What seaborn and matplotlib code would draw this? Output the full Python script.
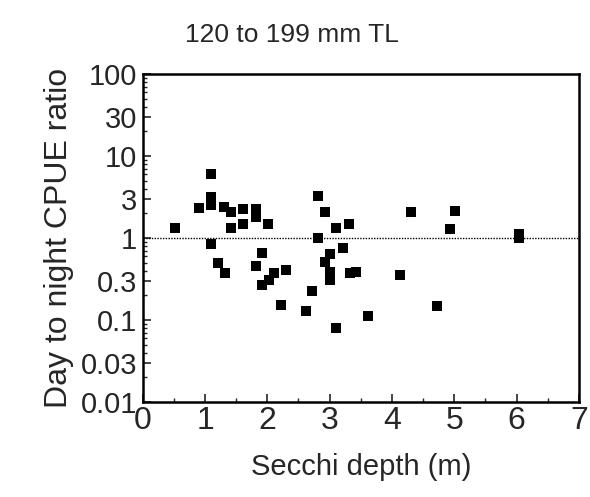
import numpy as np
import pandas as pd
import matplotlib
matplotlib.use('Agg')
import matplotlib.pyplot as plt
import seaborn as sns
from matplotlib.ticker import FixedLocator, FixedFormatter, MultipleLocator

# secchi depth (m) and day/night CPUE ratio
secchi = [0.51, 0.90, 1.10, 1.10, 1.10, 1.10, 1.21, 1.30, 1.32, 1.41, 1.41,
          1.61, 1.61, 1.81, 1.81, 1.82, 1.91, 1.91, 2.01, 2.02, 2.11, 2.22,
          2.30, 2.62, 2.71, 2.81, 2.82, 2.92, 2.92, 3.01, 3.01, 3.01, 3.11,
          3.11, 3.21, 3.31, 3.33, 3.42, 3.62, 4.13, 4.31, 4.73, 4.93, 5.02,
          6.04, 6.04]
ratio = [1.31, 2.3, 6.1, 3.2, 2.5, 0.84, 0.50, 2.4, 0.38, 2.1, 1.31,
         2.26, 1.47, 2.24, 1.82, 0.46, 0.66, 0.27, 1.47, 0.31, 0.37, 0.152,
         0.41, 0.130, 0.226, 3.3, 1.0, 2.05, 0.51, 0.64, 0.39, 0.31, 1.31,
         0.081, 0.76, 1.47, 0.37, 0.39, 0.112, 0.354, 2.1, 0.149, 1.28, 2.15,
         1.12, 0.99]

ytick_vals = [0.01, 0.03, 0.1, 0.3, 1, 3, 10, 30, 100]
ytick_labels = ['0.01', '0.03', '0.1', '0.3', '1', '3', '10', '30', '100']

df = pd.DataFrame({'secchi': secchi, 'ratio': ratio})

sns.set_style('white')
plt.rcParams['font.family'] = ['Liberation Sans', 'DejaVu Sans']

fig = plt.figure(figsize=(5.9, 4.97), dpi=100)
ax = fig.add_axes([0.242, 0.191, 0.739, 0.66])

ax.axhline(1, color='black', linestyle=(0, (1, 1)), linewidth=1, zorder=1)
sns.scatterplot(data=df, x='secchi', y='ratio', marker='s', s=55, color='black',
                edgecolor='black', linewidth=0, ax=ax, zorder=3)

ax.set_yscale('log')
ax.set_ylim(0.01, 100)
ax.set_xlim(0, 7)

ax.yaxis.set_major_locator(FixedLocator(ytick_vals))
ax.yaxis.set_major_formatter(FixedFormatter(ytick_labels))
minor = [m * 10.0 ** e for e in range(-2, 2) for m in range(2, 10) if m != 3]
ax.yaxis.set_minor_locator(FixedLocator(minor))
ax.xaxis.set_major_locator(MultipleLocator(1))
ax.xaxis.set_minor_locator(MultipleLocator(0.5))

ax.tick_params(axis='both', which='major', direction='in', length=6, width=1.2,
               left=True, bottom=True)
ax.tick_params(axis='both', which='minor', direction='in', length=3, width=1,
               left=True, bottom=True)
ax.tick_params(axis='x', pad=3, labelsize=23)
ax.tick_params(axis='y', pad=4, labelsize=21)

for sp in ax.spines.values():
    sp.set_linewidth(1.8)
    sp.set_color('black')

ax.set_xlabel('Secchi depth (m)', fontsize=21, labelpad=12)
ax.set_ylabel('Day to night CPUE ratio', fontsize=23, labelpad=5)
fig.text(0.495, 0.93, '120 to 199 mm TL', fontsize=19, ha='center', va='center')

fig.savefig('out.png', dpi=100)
====
WHAT THE EXERCISE ASKS:
Every line is to be duplicated exactly, though pictures stay out.

SOLUTION FOR THIS TASK:
What seaborn and matplotlib code would draw this? Output the full Python script.
import numpy as np
import pandas as pd
import matplotlib
matplotlib.use('Agg')
import matplotlib.pyplot as plt
import seaborn as sns
from matplotlib.ticker import FixedLocator, FixedFormatter, MultipleLocator

# secchi depth (m) and day/night CPUE ratio
secchi = [0.51, 0.90, 1.10, 1.10, 1.10, 1.10, 1.21, 1.30, 1.32, 1.41, 1.41,
          1.61, 1.61, 1.81, 1.81, 1.82, 1.91, 1.91, 2.01, 2.02, 2.11, 2.22,
          2.30, 2.62, 2.71, 2.81, 2.82, 2.92, 2.92, 3.01, 3.01, 3.01, 3.11,
          3.11, 3.21, 3.31, 3.33, 3.42, 3.62, 4.13, 4.31, 4.73, 4.93, 5.02,
          6.04, 6.04]
ratio = [1.31, 2.3, 6.1, 3.2, 2.5, 0.84, 0.50, 2.4, 0.38, 2.1, 1.31,
         2.26, 1.47, 2.24, 1.82, 0.46, 0.66, 0.27, 1.47, 0.31, 0.37, 0.152,
         0.41, 0.130, 0.226, 3.3, 1.0, 2.05, 0.51, 0.64, 0.39, 0.31, 1.31,
         0.081, 0.76, 1.47, 0.37, 0.39, 0.112, 0.354, 2.1, 0.149, 1.28, 2.15,
         1.12, 0.99]

ytick_vals = [0.01, 0.03, 0.1, 0.3, 1, 3, 10, 30, 100]
ytick_labels = ['0.01', '0.03', '0.1', '0.3', '1', '3', '10', '30', '100']

df = pd.DataFrame({'secchi': secchi, 'ratio': ratio})

sns.set_style('white')
plt.rcParams['font.family'] = ['Liberation Sans', 'DejaVu Sans']

fig = plt.figure(figsize=(5.9, 4.97), dpi=100)
ax = fig.add_axes([0.242, 0.191, 0.739, 0.66])

ax.axhline(1, color='black', linestyle=(0, (1, 1)), linewidth=1, zorder=1)
sns.scatterplot(data=df, x='secchi', y='ratio', marker='s', s=55, color='black',
                edgecolor='black', linewidth=0, ax=ax, zorder=3)

ax.set_yscale('log')
ax.set_ylim(0.01, 100)
ax.set_xlim(0, 7)

ax.yaxis.set_major_locator(FixedLocator(ytick_vals))
ax.yaxis.set_major_formatter(FixedFormatter(ytick_labels))
minor = [m * 10.0 ** e for e in range(-2, 2) for m in range(2, 10) if m != 3]
ax.yaxis.set_minor_locator(FixedLocator(minor))
ax.xaxis.set_major_locator(MultipleLocator(1))
ax.xaxis.set_minor_locator(MultipleLocator(0.5))

ax.tick_params(axis='both', which='major', direction='in', length=6, width=1.2,
               left=True, bottom=True)
ax.tick_params(axis='both', which='minor', direction='in', length=3, width=1,
               left=True, bottom=True)
ax.tick_params(axis='x', pad=3, labelsize=23)
ax.tick_params(axis='y', pad=4, labelsize=21)

for sp in ax.spines.values():
    sp.set_linewidth(1.8)
    sp.set_color('black')

ax.set_xlabel('Secchi depth (m)', fontsize=21, labelpad=12)
ax.set_ylabel('Day to night CPUE ratio', fontsize=23, labelpad=5)
fig.text(0.495, 0.93, '120 to 199 mm TL', fontsize=19, ha='center', va='center')

fig.savefig('out.png', dpi=100)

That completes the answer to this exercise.